What Genuine Professional Housekeeping Actually Means

When a household hires a cleaner, they are making a decision that touches their privacy, their safety, and their most personal space. They are trusting someone with access to their home, their belongings, and their families. This is not a casual arrangement, yet the housekeeping industry has long operated as though it were.

Many providers function essentially as matching services—connecting households with individuals and then stepping back. There is no training system, no quality checks, no structured feedback loops, and no escalation path when standards slip. What remains is a transaction: payment exchanged for service, and little else.

Genuine professional housekeeping operates on an entirely different premise. It begins with the recognition that excellence is not a characteristic that some people have and others do not. It is an outcome—and like all outcomes worth achieving, it must be engineered, maintained, and continuously reinforced.

Selection: Standards Before Service

Professional organizations do not hire anyone who applies. They define the standards that candidates must meet before they ever step into a household. These standards cover not only technical cleaning proficiency—understanding surfaces, materials, products, and methods—but also interpersonal conduct, communication expectations, and professional demeanor.

A housekeeper entering a Singapore home is not simply performing a task. They are representing an organization that has defined what quality looks like in every dimension of the interaction.

Training: Ongoing, Not One-Time

Training follows selection, and this is where many providers quietly fail. Training cannot be a single session conducted on the first day. It must be ongoing, reinforcing core competencies while introducing new techniques, products, and standards as they evolve.

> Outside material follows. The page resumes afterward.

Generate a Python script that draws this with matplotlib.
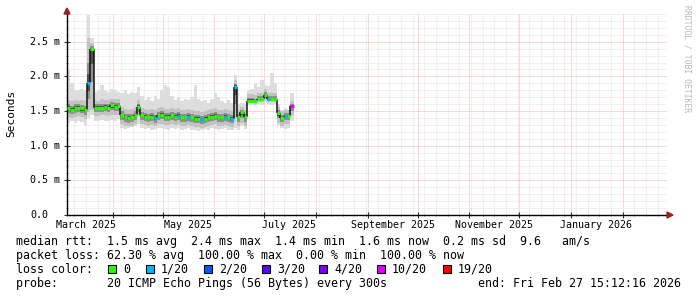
import numpy as np
import pandas as pd
import matplotlib
matplotlib.use('Agg')
import matplotlib.pyplot as plt
import matplotlib.dates as mdates
from matplotlib.ticker import MultipleLocator
from matplotlib.collections import LineCollection
from matplotlib.patches import Rectangle, Polygon
from matplotlib.transforms import blended_transform_factory

W, H = 697, 297
MONO = 'DejaVu Sans Mono'

# graph window: last 360 days
end_time = pd.Timestamp('2026-02-27 15:12:16')
start_time = end_time - pd.Timedelta(days=360)

# one consolidated value every 2 days from the start of the window (ms)
median_ms = [1.55, 1.52, 1.55, 1.55, 1.54, 1.51, 1.90, 2.40,
             1.55, 1.55, 1.55, 1.56, 1.55, 1.58, 1.56, 1.57,
             1.44, 1.41, 1.40, 1.41, 1.44, 1.56, 1.44, 1.42,
             1.41, 1.42, 1.40, 1.44, 1.45, 1.42, 1.42, 1.44,
             1.42, 1.43, 1.41, 1.41, 1.42, 1.41, 1.39, 1.39,
             1.38, 1.39, 1.41, 1.42, 1.43, 1.41, 1.41, 1.42,
             1.41, 1.39, 1.85, 1.41, 1.48, 1.41, 1.65, 1.65,
             1.64, 1.67, 1.67, 1.73, 1.67, 1.67, 1.67, 1.47,
             1.40, 1.43, 1.43, 1.57]
# index into loss_colors for every step
loss_step = [0, 0, 0, 0, 0, 0, 1, 0,
             0, 0, 0, 0, 0, 0, 0, 0,
             0, 0, 0, 0, 0, 0, 0, 0,
             0, 0, 1, 0, 0, 0, 0, 0,
             0, 1, 0, 0, 1, 0, 0, 0,
             1, 0, 0, 0, 0, 0, 0, 1,
             0, 1, 1, 0, 0, 0, 0, 0,
             0, 0, 0, 0, 1, 0, 0, 0,
             0, 1, 0, 5]
# smoke: spread of the 20 pings
rtt_max = [2.09, 1.90, 1.80, 1.80, 1.82, 1.80, 2.89, 2.55,
           1.78, 1.80, 1.88, 1.80, 1.78, 1.82, 1.80, 1.78,
           1.76, 1.80, 1.74, 1.78, 1.76, 1.85, 1.72, 1.66,
           1.70, 1.64, 1.72, 1.68, 1.80, 1.88, 1.84, 1.72,
           1.66, 1.70, 1.64, 1.68, 1.66, 1.70, 1.88, 1.68,
           1.64, 1.66, 1.62, 1.68, 1.76, 1.70, 1.64, 1.62,
           1.66, 1.62, 2.02, 1.60, 1.62, 1.60, 1.80, 1.82,
           1.90, 1.84, 1.95, 1.88, 1.86, 2.05, 1.90, 1.60,
           1.52, 1.55, 1.52, 1.76]
rtt_hi = [1.66, 1.64, 1.66, 1.65, 1.66, 1.64, 2.55, 2.48,
          1.66, 1.65, 1.67, 1.66, 1.66, 1.68, 1.67, 1.67,
          1.56, 1.53, 1.52, 1.53, 1.56, 1.66, 1.55, 1.53,
          1.52, 1.53, 1.51, 1.55, 1.56, 1.53, 1.53, 1.55,
          1.53, 1.54, 1.52, 1.52, 1.53, 1.52, 1.50, 1.50,
          1.49, 1.50, 1.52, 1.53, 1.54, 1.52, 1.52, 1.53,
          1.52, 1.50, 1.95, 1.52, 1.56, 1.52, 1.74, 1.74,
          1.73, 1.76, 1.76, 1.82, 1.76, 1.76, 1.76, 1.56,
          1.50, 1.52, 1.52, 1.64]
rtt_lo = [1.42, 1.40, 1.42, 1.43, 1.41, 1.39, 1.48, 1.52,
          1.43, 1.43, 1.44, 1.44, 1.43, 1.45, 1.44, 1.45,
          1.31, 1.29, 1.28, 1.29, 1.32, 1.43, 1.31, 1.30,
          1.29, 1.30, 1.28, 1.31, 1.32, 1.30, 1.30, 1.31,
          1.30, 1.31, 1.29, 1.29, 1.30, 1.29, 1.27, 1.27,
          1.26, 1.27, 1.29, 1.30, 1.31, 1.29, 1.29, 1.30,
          1.29, 1.27, 1.40, 1.29, 1.33, 1.29, 1.61, 1.61,
          1.60, 1.63, 1.63, 1.66, 1.63, 1.63, 1.63, 1.33,
          1.29, 1.31, 1.31, 1.45]
rtt_min = [1.33, 1.35, 1.33, 1.36, 1.34, 1.30, 1.40, 1.45,
           1.36, 1.35, 1.37, 1.36, 1.35, 1.37, 1.36, 1.38,
           1.26, 1.24, 1.25, 1.27, 1.28, 1.32, 1.26, 1.24,
           1.25, 1.23, 1.24, 1.26, 1.25, 1.24, 1.22, 1.25,
           1.24, 1.26, 1.23, 1.24, 1.25, 1.22, 1.23, 1.21,
           1.22, 1.24, 1.23, 1.25, 1.24, 1.22, 1.24, 1.25,
           1.23, 1.22, 1.25, 1.22, 1.28, 1.24, 1.58, 1.59,
           1.57, 1.60, 1.59, 1.61, 1.60, 1.59, 1.60, 1.30,
           1.25, 1.24, 1.26, 1.35]

loss_labels = ['0', '1/20', '2/20', '3/20', '4/20', '10/20', '19/20']
loss_colors = ['#26ff00', '#00b8ff', '#0059ff', '#5e00ff', '#7e00ff', '#dd00ff', '#ff0000']
y_ticks = [0.0, 0.5, 1.0, 1.5, 2.0, 2.5]
y_labels = ['0.0', '0.5 m', '1.0 m', '1.5 m', '2.0 m', '2.5 m']
month_labels = ['March 2025', 'May 2025', 'July 2025', 'September 2025',
                'November 2025', 'January 2026']
month_label_at = ['2025-03-16', '2025-05-16', '2025-07-16', '2025-09-16',
                  '2025-11-16', '2026-01-16']

rtt_line = 'median rtt:  1.5 ms avg  2.4 ms max  1.4 ms min  1.6 ms now  0.2 ms sd  9.6   am/s'
loss_line = 'packet loss: 62.30 % avg  100.00 % max  0.00 % min  100.00 % now'
probe_line = 'probe:       20 ICMP Echo Pings (56 Bytes) every 300s'
end_line = 'end: Fri Feb 27 15:12:16 2026'


def fx(x):
    return x / W


def fy(y):
    return 1 - y / H


plt.rcParams['lines.scale_dashes'] = False

fig = plt.figure(figsize=(W / 100, H / 100), dpi=100, facecolor='white')
ax = fig.add_axes([fx(67), fy(215), 600 / W, 201 / H])

edges = mdates.date2num(pd.date_range(start_time, periods=len(median_ms) + 1, freq='2D'))
med = np.array(median_ms)
hi = np.array(rtt_hi)
lo = np.array(rtt_lo)


def step_fill(a, b, color):
    a = np.append(a, a[-1])
    b = np.append(b, b[-1])
    ax.fill_between(edges, a, b, step='post', color=color, lw=0, zorder=2)


# smoke layers, darker towards the median
step_fill(np.array(rtt_min), np.array(rtt_max), '#dddddd')
step_fill(lo, hi, '#c2c2c2')
step_fill(med - 0.55 * (med - lo), med + 0.45 * (hi - med), '#8e8e8e')
step_fill(med - 0.25 * (med - lo), med + 0.2 * (hi - med), '#505050')

# vertical joins of the median line
vsegs = [[(edges[i], med[i - 1]), (edges[i], med[i])] for i in range(1, len(med))]
ax.add_collection(LineCollection(vsegs, colors='#111111', linewidths=1.1, zorder=3))
# median coloured by loss
hsegs = [[(edges[i], med[i]), (edges[i + 1], med[i])] for i in range(len(med))]
ax.add_collection(LineCollection(hsegs, colors=[loss_colors[k] for k in loss_step],
                                 linewidths=2.2, capstyle='butt', zorder=4))

ax.set_xlim(mdates.date2num(start_time), mdates.date2num(end_time))
ax.set_ylim(0, 2.9)

ax.xaxis.set_major_locator(mdates.MonthLocator())
ax.xaxis.set_minor_locator(mdates.WeekdayLocator(byweekday=mdates.SU))
ax.yaxis.set_major_locator(MultipleLocator(0.5))
ax.yaxis.set_minor_locator(MultipleLocator(0.1))
ax.set_xticklabels([])
ax.set_yticklabels([])
ax.tick_params(which='major', direction='inout', length=4, width=0.8, color='#333333')
ax.tick_params(which='minor', direction='inout', length=2, width=0.6, color='#777777')
ax.set_axisbelow(True)
ax.grid(which='minor', color='#e2e2e2', lw=0.72, dashes=(0.72, 0.72))
ax.grid(which='major', color='#f2b4b4', lw=0.72, dashes=(0.72, 0.72))
for s in ['top', 'right']:
    ax.spines[s].set_visible(False)
for s in ['left', 'bottom']:
    ax.spines[s].set_color('#000000')
    ax.spines[s].set_linewidth(1.0)

# axis labels
ytr = blended_transform_factory(fig.transFigure, ax.transData)
for v, lab in zip(y_ticks, y_labels):
    ax.text(fx(30), v, lab, transform=ytr, fontsize=7.2, family=MONO,
            ha='left', va='center', color='#000000')
xtr = blended_transform_factory(ax.transData, fig.transFigure)
for d, lab in zip(month_label_at, month_labels):
    ax.text(mdates.date2num(pd.Timestamp(d)), fy(228), lab, transform=xtr, fontsize=7.2,
            family=MONO, ha='center', va='baseline', color='#000000')

fig.text(fx(11), fy(113), 'Seconds', rotation=90, fontsize=8.0, family=MONO,
         ha='center', va='center')
fig.text(fx(687), fy(59), 'RRDTOOL / TOBI OETIKER', rotation=270, fontsize=5.8,
         family=MONO, ha='center', va='center', color='#b8b8b8')

# axis arrows
fig.add_artist(Polygon([(fx(64), fy(14)), (fx(70), fy(14)), (fx(67), fy(8))],
                       closed=True, color='#992222', transform=fig.transFigure))
fig.add_artist(Polygon([(fx(667), fy(212)), (fx(667), fy(218)), (fx(673), fy(215))],
                       closed=True, color='#992222', transform=fig.transFigure))

# legend block
fs = 8.4
fig.text(fx(16), fy(245.5), rtt_line, fontsize=fs, family=MONO, va='baseline')
fig.text(fx(16), fy(259.3), loss_line, fontsize=fs, family=MONO, va='baseline')
fig.text(fx(16), fy(273), 'loss color:', fontsize=fs, family=MONO, va='baseline')
box_x = [108, 146, 204, 262, 319, 377, 443]
for bx, lab, col in zip(box_x, loss_labels, loss_colors):
    fig.add_artist(Rectangle((fx(bx), fy(273)), 8 / W, 8 / H, facecolor=col,
                             edgecolor='black', lw=0.8, transform=fig.transFigure))
    fig.text(fx(bx + 15), fy(273), lab, fontsize=fs, family=MONO, va='baseline')
fig.text(fx(16), fy(287), probe_line, fontsize=fs, family=MONO, va='baseline')
fig.text(fx(681), fy(287), end_line, fontsize=fs, family=MONO, va='baseline', ha='right')

fig.savefig('out.png', dpi=100, facecolor='white')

In a professional housekeeping organization, training is not an event. It is a discipline. Housekeepers learn not just how to clean, but why certain methods produce better results, how to handle specific materials found in Singapore homes—the polished marble common in condominiums, the engineered wood flooring that requires particular care, the humidity-related challenges that affect everything from bathroom grout to kitchen ventilation. They learn problem-solving, not just procedures. They learn ownership of outcomes, not just compliance with instructions.

Supervision: Support, Not Surveillance

The word supervision can feel uncomfortable, carrying connotations of distrust or micromanagement. But in the context of professional service delivery, supervision is not about surveillance. It is about support.

It is the structure that ensures a housekeeper struggling with a particular task receives guidance, that a household’s specific preferences are documented and respected, and that quality deviations are caught and corrected before they become patterns. In a professionally run housekeeping organization, no visit is an island. Each one connects to a system of checks, feedback, and continuous improvement.


Quality Assurance and Accountability

Quality assurance is the mechanism through which supervision translates into reliable outcomes. It takes many forms: structured inspections, client feedback reviews, performance metrics, and regular check-ins with both housekeepers and households.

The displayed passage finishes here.